## [WHAT THE EXERCISE ASKS]
All of the material should be reproduced exactly, with pictures left out.

## [DATA SHOWN]
________________________

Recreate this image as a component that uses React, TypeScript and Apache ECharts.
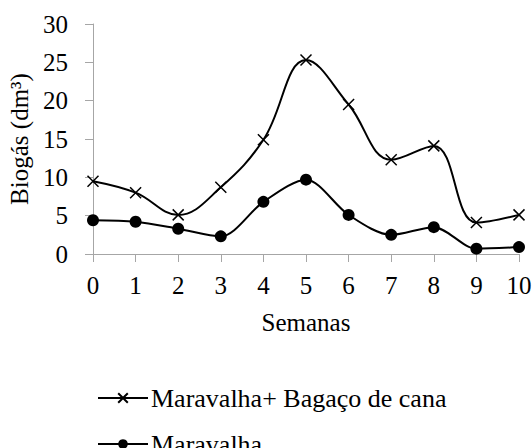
import React, { useEffect, useRef } from "react";
import * as echarts from "echarts";

const weeks = ["0", "1", "2", "3", "4", "5", "6", "7", "8", "9", "10"];
const maravalhaBagaco = [9.5, 8.0, 5.1, 8.7, 14.9, 25.3, 19.5, 12.3, 14.1, 4.1, 5.1];
const maravalha = [4.4, 4.2, 3.3, 2.3, 6.8, 9.7, 5.1, 2.5, 3.5, 0.7, 0.9];
const yTicks = { min: 0, max: 30, interval: 5 };
const seriesNames = ["Maravalha+ Bagaço de cana", "Maravalha"];

const FONT = "Liberation Serif";
const crossSymbol = "path://M0,0L10,10M10,0L0,10";

export default function App() {
  const ref = useRef<HTMLDivElement>(null);
  useEffect(() => {
    if (!ref.current) return;
    const chart = echarts.init(ref.current, undefined, { renderer: "svg" });
    const legendBase = {
      orient: "vertical",
      left: 92,
      itemWidth: 50,
      itemHeight: 12,
      textStyle: { fontFamily: FONT, fontSize: 26, color: "#000", padding: [0, 0, 0, -2] },
    };
    chart.setOption({
      animation: false,
      backgroundColor: "#fff",
      textStyle: { fontFamily: FONT, color: "#000" },
      grid: { left: 93, right: 13, top: 24, bottom: 194, containLabel: false, outerBoundsMode: "none" },
      xAxis: {
        type: "category",
        data: weeks,
        boundaryGap: false,
        name: "Semanas",
        nameLocation: "middle",
        nameGap: 56,
        nameTextStyle: { fontFamily: FONT, fontSize: 25, color: "#000" },
        axisLine: { lineStyle: { color: "#a6a6a6", width: 1 } },
        axisTick: { show: true, length: 8, lineStyle: { color: "#a6a6a6" }, alignWithLabel: true },
        axisLabel: { fontFamily: FONT, fontSize: 25, color: "#000", margin: 19 },
        splitLine: { show: false },
      },
      yAxis: {
        type: "value",
        min: yTicks.min,
        max: yTicks.max,
        interval: yTicks.interval,
        name: "Biogás (dm³)",
        nameLocation: "middle",
        nameGap: 56,
        nameTextStyle: { fontFamily: FONT, fontSize: 25, color: "#000" },
        axisLine: { show: true, lineStyle: { color: "#a6a6a6", width: 1 } },
        axisTick: { show: true, length: 8, lineStyle: { color: "#a6a6a6" } },
        axisLabel: { fontFamily: FONT, fontSize: 25, color: "#000", margin: 25 },
        splitLine: { show: false },
      },
      legend: [
        { ...legendBase, top: 380, data: [seriesNames[0]] },
        { ...legendBase, top: 426, data: [seriesNames[1]] },
      ],
      series: [
        {
          name: seriesNames[0],
          type: "line",
          data: maravalhaBagaco,
          smooth: 0.4,
          symbol: crossSymbol,
          symbolSize: 11,
          lineStyle: { color: "#000", width: 2 },
          itemStyle: { color: "#000", borderColor: "#000", borderWidth: 1.5 },
        },
        {
          name: seriesNames[1],
          type: "line",
          data: maravalha,
          smooth: 0.3,
          symbol: "circle",
          symbolSize: 12,
          lineStyle: { color: "#000", width: 2 },
          itemStyle: { color: "#000", borderWidth: 0 },
        },
      ],
    });
    return () => chart.dispose();
  }, []);
  return <div ref={ref} style={{ position: "fixed", left: 0, top: 0, width: 532, height: 448 }} />;
}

________________________

## [FINAL RESULT]
Recreate this image as a component that uses React, TypeScript and Apache ECharts.
import React, { useEffect, useRef } from "react";
import * as echarts from "echarts";

const weeks = ["0", "1", "2", "3", "4", "5", "6", "7", "8", "9", "10"];
const maravalhaBagaco = [9.5, 8.0, 5.1, 8.7, 14.9, 25.3, 19.5, 12.3, 14.1, 4.1, 5.1];
const maravalha = [4.4, 4.2, 3.3, 2.3, 6.8, 9.7, 5.1, 2.5, 3.5, 0.7, 0.9];
const yTicks = { min: 0, max: 30, interval: 5 };
const seriesNames = ["Maravalha+ Bagaço de cana", "Maravalha"];

const FONT = "Liberation Serif";
const crossSymbol = "path://M0,0L10,10M10,0L0,10";

export default function App() {
  const ref = useRef<HTMLDivElement>(null);
  useEffect(() => {
    if (!ref.current) return;
    const chart = echarts.init(ref.current, undefined, { renderer: "svg" });
    const legendBase = {
      orient: "vertical",
      left: 92,
      itemWidth: 50,
      itemHeight: 12,
      textStyle: { fontFamily: FONT, fontSize: 26, color: "#000", padding: [0, 0, 0, -2] },
    };
    chart.setOption({
      animation: false,
      backgroundColor: "#fff",
      textStyle: { fontFamily: FONT, color: "#000" },
      grid: { left: 93, right: 13, top: 24, bottom: 194, containLabel: false, outerBoundsMode: "none" },
      xAxis: {
        type: "category",
        data: weeks,
        boundaryGap: false,
        name: "Semanas",
        nameLocation: "middle",
        nameGap: 56,
        nameTextStyle: { fontFamily: FONT, fontSize: 25, color: "#000" },
        axisLine: { lineStyle: { color: "#a6a6a6", width: 1 } },
        axisTick: { show: true, length: 8, lineStyle: { color: "#a6a6a6" }, alignWithLabel: true },
        axisLabel: { fontFamily: FONT, fontSize: 25, color: "#000", margin: 19 },
        splitLine: { show: false },
      },
      yAxis: {
        type: "value",
        min: yTicks.min,
        max: yTicks.max,
        interval: yTicks.interval,
        name: "Biogás (dm³)",
        nameLocation: "middle",
        nameGap: 56,
        nameTextStyle: { fontFamily: FONT, fontSize: 25, color: "#000" },
        axisLine: { show: true, lineStyle: { color: "#a6a6a6", width: 1 } },
        axisTick: { show: true, length: 8, lineStyle: { color: "#a6a6a6" } },
        axisLabel: { fontFamily: FONT, fontSize: 25, color: "#000", margin: 25 },
        splitLine: { show: false },
      },
      legend: [
        { ...legendBase, top: 380, data: [seriesNames[0]] },
        { ...legendBase, top: 426, data: [seriesNames[1]] },
      ],
      series: [
        {
          name: seriesNames[0],
          type: "line",
          data: maravalhaBagaco,
          smooth: 0.4,
          symbol: crossSymbol,
          symbolSize: 11,
          lineStyle: { color: "#000", width: 2 },
          itemStyle: { color: "#000", borderColor: "#000", borderWidth: 1.5 },
        },
        {
          name: seriesNames[1],
          type: "line",
          data: maravalha,
          smooth: 0.3,
          symbol: "circle",
          symbolSize: 12,
          lineStyle: { color: "#000", width: 2 },
          itemStyle: { color: "#000", borderWidth: 0 },
        },
      ],
    });
    return () => chart.dispose();
  }, []);
  return <div ref={ref} style={{ position: "fixed", left: 0, top: 0, width: 532, height: 448 }} />;
}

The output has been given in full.